Questo aiuta ad aumentare la mobilità sociale consentendo a chi viene da background familiari meno favorevoli di accedere gradualmente ad una preparazione più qualificata senza dover comprare in blocco programmi globalmente difficili e rischiosi. Ma aiuterebbe anche a ridurre la tanto lamentata distanza tra formazione e mercato del lavoro. Mentre un secolo fa, quando la nostra scuola è stata disegnata, le professioni erano meno diversificate, oggi le aziende richiedono persone che difficilmente corrispondono ai "bundles" precostitituiti che il nostro sistema formativo impone. Soprattutto è difficile che gli uffici ministeriali possano prevedere, all'interno di programmi rigidamente predefiniti per durare nel tempo, ciò che le aziende vorranno e ciò che gli studenti potranno offrire. Con un sistema "à la carte" i pacchetti formativi attuali sarebbero ancora possibili. Ma sarebbe possibile anche una diversificazione che faciliterebbe una maggiore corrispondenza tra offerta formativa e mercati del lavoro e della ricerca.
Immagino l'obiezione: quando gli studenti del classico si iscrivono a facoltà scientifiche vanno mediamente meglio degli altri e questo proprio perché lo studio del greco e del latino è la migliore ginnastica mentale. Questa conclusione però è tutta da dimostrare: la buona performance scientifica di questi studenti potrebbe dipendere dal fatto che al classico si iscrivono ragazzi con maggiore voglia di studiare soprattutto materie astratte e con un background che facilita gli studi.

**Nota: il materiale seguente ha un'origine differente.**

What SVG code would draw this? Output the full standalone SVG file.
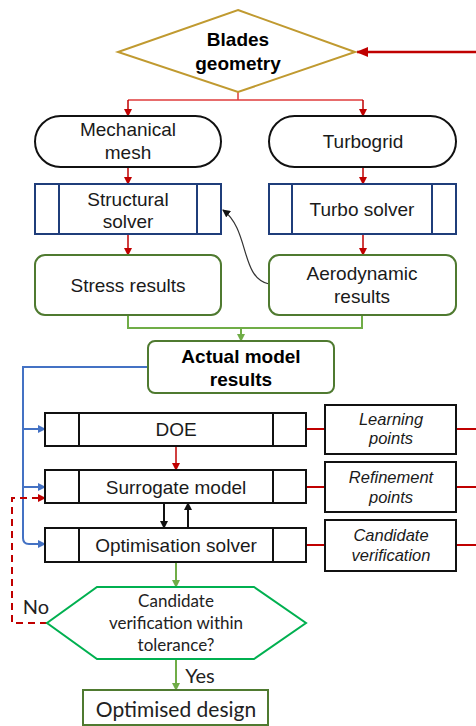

Perché allora ho suggerito ai miei figli di studiare come me al classico? Non abbiamo purtroppo un sistema attendibile di valutazione delle scuole italiane, ma per quanto antiquata sia l'offerta formativa di questo liceo, esso continua ad essere preferibile, nel disastrato panorama italiano. Per due motivi. In primo luogo, attira probabilmente studenti con più voglia di studiare. In secondo luogo attira mediamente professori migliori e questo perché insegnare al liceo classico rimane una delle occupazioni più attraenti per un bravo latinista o grecista, mentre i bravi fisici, matematici e ingegneri trovano di meglio altrove. Questo problema è aggravato dal fatto che le donne più preparate, che in passato trovavano nell'insegnamento l'occupazione ideale, ora cercano giustamente altro, visti gli stipendi ridicoli e l'assenza di meritocrazia nella scuola italiana. La mia ottima professoressa di matematica, laureata alla Normale, oggi non insegnerebbe in un liceo. I miei professori di latino e greco, ugualmente bravi, probabilmente sì.
Ma il fatto che il liceo classico rimanga la scuola migliore in Italia, non significa che non si possano migliorare le cose, soprattutto lasciando liberi gli studenti e le scuole di differenziare e personalizzare maggiormente i programmi di studio (e pagando di più gli insegnanti bravi).